Once you have interest

Before parting with detailed information, e.g. customer lists, it is very important to ask potential buyers to sign up to some form of confidentiality agreement. You may also wish to anonymise some of the key employee/customer information that is initially provided. In return for confidentiality, and more importantly incurring the costs involved in undertaking due diligence, a potential purchaser may wish you to offer them some kind of period of exclusivity. Whilst this is not an unreasonable request you will want to resist this whilst you still have several people interested (if you are lucky enough to be in this position) and until you are as confident as you can be that a potential buyer is serious and that you want to proceed with them.

You should also take steps to ensure that the sale causes as little disruption to the business and key employees who you do not want to ‘jump ship’ as a result of concerns about the security of their own positions.

Deciding between offers

If you have more than one offer these may take different structures and have different pros and cons attaching to them. Whilst it can be a sensitive subject, the first important matter is to ensure that the proposed purchaser has or is in a position to borrow the necessary funds otherwise the whole process will be a waste of time. If the proposed purchaser is offering deferred payment, you will want such payments guaranteed. If the deferred payments are dependent on the future performance of the business you will want to keep some control, or at least ensure that the purchaser is prevented from taking actions with the intention or result of adversely affecting the performance of the business whilst the deferred payments are still due. Your corporate solicitor will advise you on this and should ensure that the necessary protections are included in the sale agreement.

If you do you want to continue to be part of the business going forward, this will probably influence your decision. Not only does a potential purchaser have to be in agreement with your continued involvement and prepared to offer you what you believe to be appropriate terms, but they will also have to be someone with whom you can establish a successful working relationship.
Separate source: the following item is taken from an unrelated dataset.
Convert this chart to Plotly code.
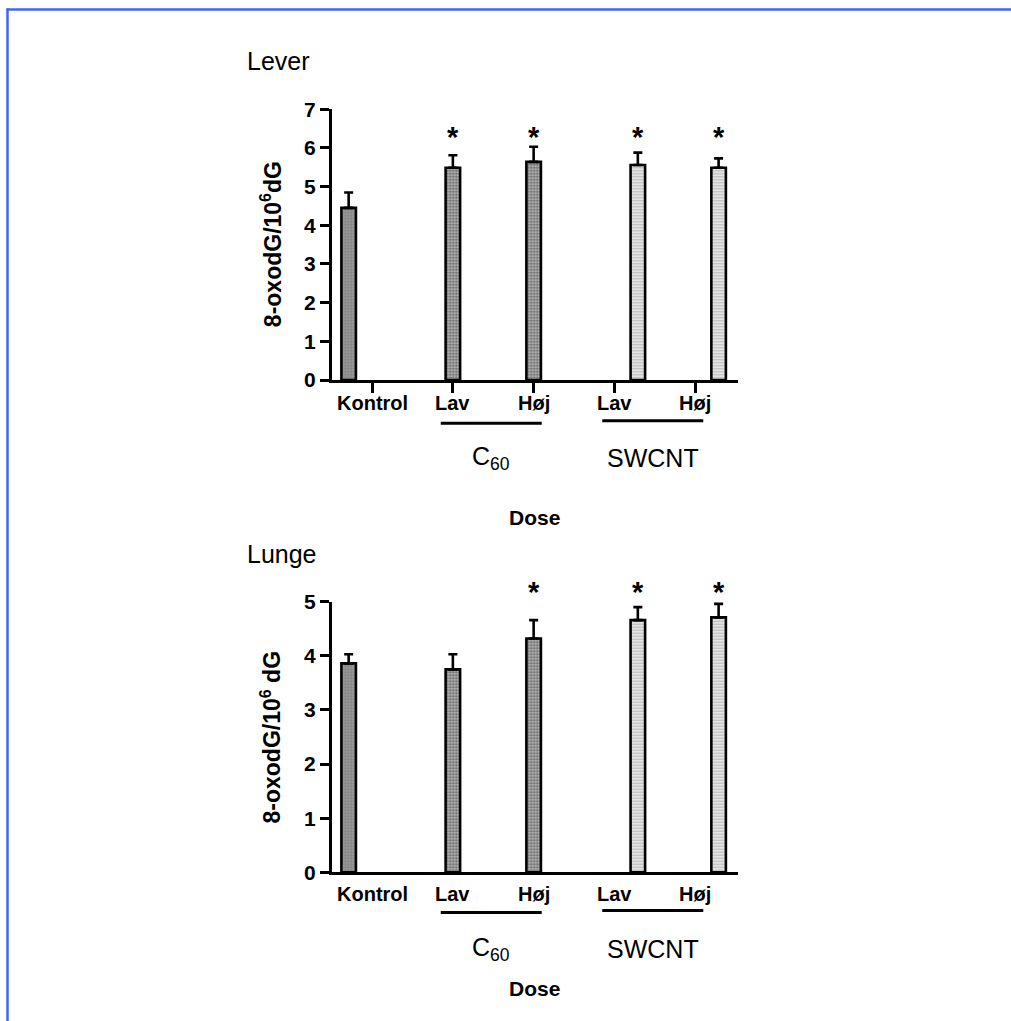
import plotly.graph_objects as go

# ---------------- data ----------------
categories = ["Kontrol", "Lav", "Høj", "Lav", "Høj"]
series_names = ["Kontrol", "C60", "SWCNT"]
series_of_category = [0, 1, 1, 2, 2]
group_labels = ["C<sub>60</sub>", "SWCNT"]
group_members = [[1, 2], [3, 4]]

lever_mean = [4.45, 5.49, 5.64, 5.56, 5.49]
lever_sem = [0.40, 0.32, 0.39, 0.32, 0.24]
lever_sig = [False, True, True, True, True]

lunge_mean = [3.86, 3.75, 4.32, 4.66, 4.71]
lunge_sem = [0.17, 0.28, 0.34, 0.24, 0.25]
lunge_sig = [False, False, True, True, True]

# ---------------- layout helpers ----------------
W, H = 1011, 1021
FONT = "Liberation Sans, Arial, sans-serif"


def fx(p):
    return p / W


def fy(p):
    return 1 - p / H


BARGAP = 0.13
BARGROUPGAP = 0.38
SLOT = (1 - BARGAP) / 3

patterns = [
    dict(shape=".", bgcolor="#9a9a9a", fgcolor="#5a5a5a", size=3, solidity=0.4),
    dict(shape=".", bgcolor="#cfcfcf", fgcolor="#000000", size=3, solidity=0.6),
    dict(shape="-", bgcolor="#ebebeb", fgcolor="#8a8a8a", size=3, solidity=0.45),
]

panels = [
    dict(mean=lever_mean, sem=lever_sem, sig=lever_sig, ymax=7, title="Lever",
         ytitle="8-oxodG/10<sup>6</sup>dG", axis_px=380.0, top_px=109.3,
         star_px=137.0, title_px=61.0, under_px=(423.3, 420.7),
         xlab_px=403.0, glabel_px=458.0, dose_px=517.5),
    dict(mean=lunge_mean, sem=lunge_sem, sig=lunge_sig, ymax=5, title="Lunge",
         ytitle="8-oxodG/10<sup>6</sup> dG", axis_px=872.3, top_px=601.7,
         star_px=592.0, title_px=554.0, under_px=(912.5, 910.5),
         xlab_px=894.0, glabel_px=949.0, dose_px=988.0),
]

X_LEFT_PX, X_RIGHT_PX = 331.7, 738.0
X_RANGE = [-0.5, 4.53]

fig = go.Figure()
annotations = []
shapes = []

for pi, p in enumerate(panels):
    xa = "x" if pi == 0 else "x2"
    ya = "y" if pi == 0 else "y2"
    for si in range(3):
        xs, ys, es, em = [], [], [], []
        for ci in range(len(categories)):
            xs.append(ci)
            if series_of_category[ci] == si:
                ys.append(p["mean"][ci])
                es.append(p["sem"][ci])
            else:
                ys.append(None)
                es.append(0)
            em.append(0)
        fig.add_trace(go.Bar(
            x=xs, y=ys, name=series_names[si], xaxis=xa, yaxis=ya,
            marker=dict(color=patterns[si]["bgcolor"], pattern=patterns[si],
                        line=dict(color="black", width=2.6)),
            error_y=dict(type="data", symmetric=False, array=es, arrayminus=em,
                         color="black", thickness=2.6, width=4.5),
            showlegend=False, hoverinfo="skip",
        ))
    # category labels
    for ci, c in enumerate(categories):
        annotations.append(dict(
            x=ci, xref=xa, y=fy(p["xlab_px"]), yref="paper", text=c,
            showarrow=False, xanchor="center", yanchor="middle",
            font=dict(family=FONT, size=20, color="black", weight="bold")))
    # significance stars
    for ci, s in enumerate(p["sig"]):
        if s:
            xpos = ci + (series_of_category[ci] - 1) * SLOT
            annotations.append(dict(
                x=xpos, xref=xa, y=fy(p["star_px"]), yref="paper", text="*",
                showarrow=False, xanchor="center", yanchor="middle",
                font=dict(family=FONT, size=29, color="black", weight="bold")))
    # panel title
    annotations.append(dict(
        x=fx(245.0), y=fy(p["title_px"]), xref="paper", yref="paper",
        text=p["title"], showarrow=False, xanchor="left", yanchor="middle",
        font=dict(family=FONT, size=25, color="black")))
    # y axis title
    annotations.append(dict(
        x=fx(270.5), y=fy((p["axis_px"] + p["top_px"]) / 2), xref="paper", yref="paper",
        text=p["ytitle"], textangle=-90, showarrow=False, xanchor="center",
        yanchor="middle",
        font=dict(family=FONT, size=23, color="black", weight="bold")))
    # x axis title
    annotations.append(dict(
        x=fx((X_LEFT_PX + X_RIGHT_PX) / 2), y=fy(p["dose_px"]), xref="paper",
        yref="paper", text="Dose", showarrow=False, xanchor="center",
        yanchor="middle",
        font=dict(family=FONT, size=21, color="black", weight="bold")))
    # group underlines and labels
    for gi, members in enumerate(group_members):
        x0 = members[0] - 0.15
        x1 = members[-1] + 0.10
        shapes.append(dict(type="line", xref=xa, yref="paper", x0=x0, x1=x1,
                           y0=fy(p["under_px"][gi]), y1=fy(p["under_px"][gi]),
                           line=dict(color="black", width=3)))
        annotations.append(dict(
            x=(x0 + x1) / 2, xref=xa, y=fy(p["glabel_px"]), yref="paper",
            text=group_labels[gi], showarrow=False, xanchor="center",
            yanchor="middle", font=dict(family=FONT, size=25, color="black")))

# blue frame
FRAME = "#3f66ee"
shapes.append(dict(type="line", xref="paper", yref="paper", x0=fx(6.5), x1=1.0,
                   y0=fy(9.5), y1=fy(9.5), line=dict(color=FRAME, width=2.5)))
shapes.append(dict(type="line", xref="paper", yref="paper", x0=fx(7.5), x1=fx(7.5),
                   y0=fy(8.5), y1=0.0, line=dict(color=FRAME, width=2.5)))

common_x = dict(range=X_RANGE, showgrid=False, zeroline=False, showline=True,
                linecolor="black", linewidth=2.6, tickmode="array",
                tickvals=list(range(len(categories))), showticklabels=False,
                automargin=False, fixedrange=True,
                domain=[fx(X_LEFT_PX), fx(X_RIGHT_PX)])
common_y = dict(showgrid=False, zeroline=False, showline=True, linecolor="black",
                linewidth=2.6, ticks="outside", ticklen=9, tickwidth=2.6,
                tickcolor="black", dtick=1,
                tickfont=dict(family=FONT, size=21, color="black", weight="bold"),
                automargin=False, fixedrange=True)

fig.update_layout(
    width=W, height=H,
    margin=dict(l=0, r=0, t=0, b=0),
    paper_bgcolor="white", plot_bgcolor="white",
    barmode="group", bargap=BARGAP, bargroupgap=BARGROUPGAP,
    xaxis=dict(common_x, anchor="y", ticks="outside", ticklen=10, tickwidth=2.6,
               tickcolor="black"),
    yaxis=dict(common_y, anchor="x", range=[0, panels[0]["ymax"]],
               domain=[fy(panels[0]["axis_px"]), fy(panels[0]["top_px"])]),
    xaxis2=dict(common_x, anchor="y2", ticks=""),
    yaxis2=dict(common_y, anchor="x2", range=[0, panels[1]["ymax"]],
                domain=[fy(panels[1]["axis_px"]), fy(panels[1]["top_px"])]),
    annotations=annotations,
    shapes=shapes,
    showlegend=False,
)

fig.write_html("out.html", config={"displayModeBar": False},
               post_script="document.body.style.margin='0';")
If you do not want to work with the new owner but intend to work in the same or a similar business area at some point in the future you will need to carefully consider the restrictive covenants that the purchasers will no doubt be keen for you to enter into.

Enter into a Heads of Terms.

Once you have accepted what you feel is the best offer you should enter in

a Heads of Terms/Heads of Agreement which will set out the main terms of your proposed sale. 

Once you have entered into Heads of terms the Purchaser is likely to undertake further and full due diligence. This will involve both your and the purchaser’s advisers. Whilst a purchaser may try to renegotiate the price following the due diligence process you should, unless they have good reason to do so, resist this as hard as possible. Whilst the purchaser will know that you will be keen to do the deal at that stage, they are likely to be as keen as you as they will have incurred not only the professional fees that you have incurred but most probably bank charges associated with their borrowing too.

Complete the ‘legals’

There will be a number of legal documents that will need to be prepared, negotiated, and agreed before you can formally complete the sale.  Your advisers will guide you on the documentation but you should make sure that your instructions to them are clear to ensure that what you sign up to accurately reflects what you think you have agreed.

The purchaser will expect you to enter into a number of warranties (statements of truth about the business) and possibly indemnities to cover specific issues that they know about. You should read these carefully and where possible avoid or disclose against them.

Ideally a completion meeting will take place at which the various parties can meet, agree any outstanding issues, sign the paperwork and formally complete the acquisition, however, if this is not possible, completion can take place remotely.